In an alternative embodiment, endpoint detection is accomplished by a comparison between a reference spectrum and the gathered reflectance spectrum. The reference spectrum is obtained by polishing a wafer to the process of record polish time and conditions while collecting the reflectance spectra vs. time from the wafer. A reflectance spectrum at a selected time just prior to the full polish time is then selected as the reference spectrum. One or more wafers may be used to establish the reference spectrum.
For wafers with a metal film to be polished, the reference time and corresponding reference spectrum are typically selected at a time that corresponds to stable polishing of the metal film before the onset of clearing of the metal film occurs. When clearing occurs, the reflected spectrum will be substantially different from the reference spectrum taken during the metal phase. In effect, for polishing of metal films, the method answers the question of when is the spectrum not like the metal reference spectrum. Since the metal film reflectance spectrum is quite similar from wafer to wafer, the reference spectrum may be taken from a reference wafer, or it may be taken each time a wafer is polished from the wafer itself, during the metal polishing phase before any clearing takes place.
Also please note that if it is desired to generate an endpoint on a barrier film between the metal film and a dielectric layer, the reference spectrum may be taken from the barrier layer with the appropriate reference wafer.
For dielectric film wafers, where the film reflectance changes during polishing, it is preferred to take a reference spectrum near the desired end point from a reference wafer.
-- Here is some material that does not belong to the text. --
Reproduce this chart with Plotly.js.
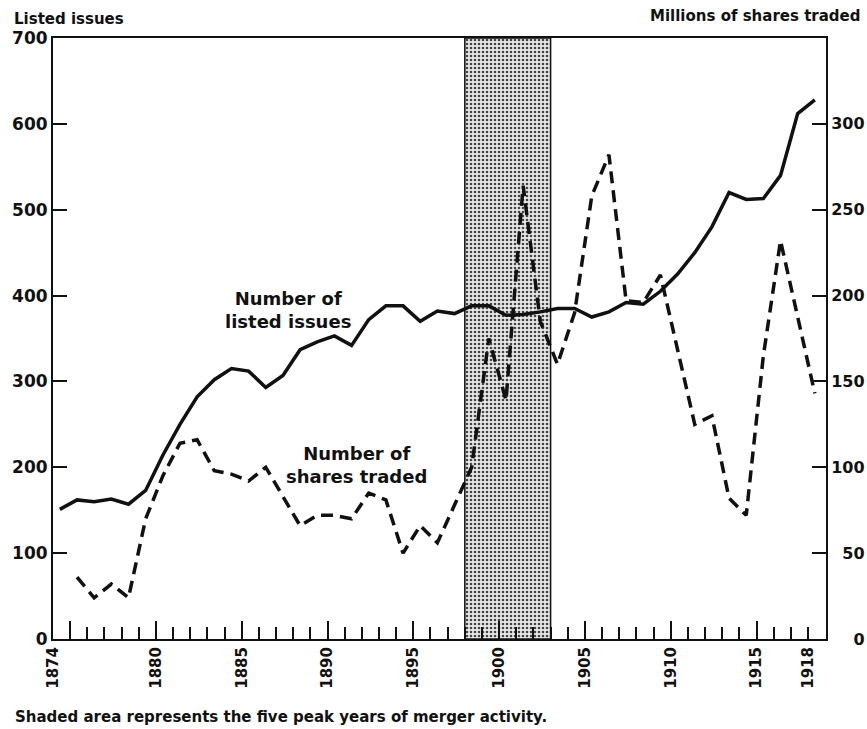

If it is desirable to know when, for example, half of the dielectric layer has been removed, a reference spectrum should be taken from the reference wafer that corresponds to half of the film being removed. The selection of the reference spectrum corresponds to the desired information from the film being polished.
Production wafers are then polished and the reflectance spectrum is continuously gathered. A comparison is made between the reference spectrum and the reflectance spectrum. In the case of polishing dielectric layers, when the difference between the reflectance spectrum and the reference spectrum is below a predetermined threshold, then the endpoint has been reached. In the case of polishing metal layers, when the difference between the reflectance spectrum and the reference spectrum is greater than a predetermined threshold, then the endpoint has been reached.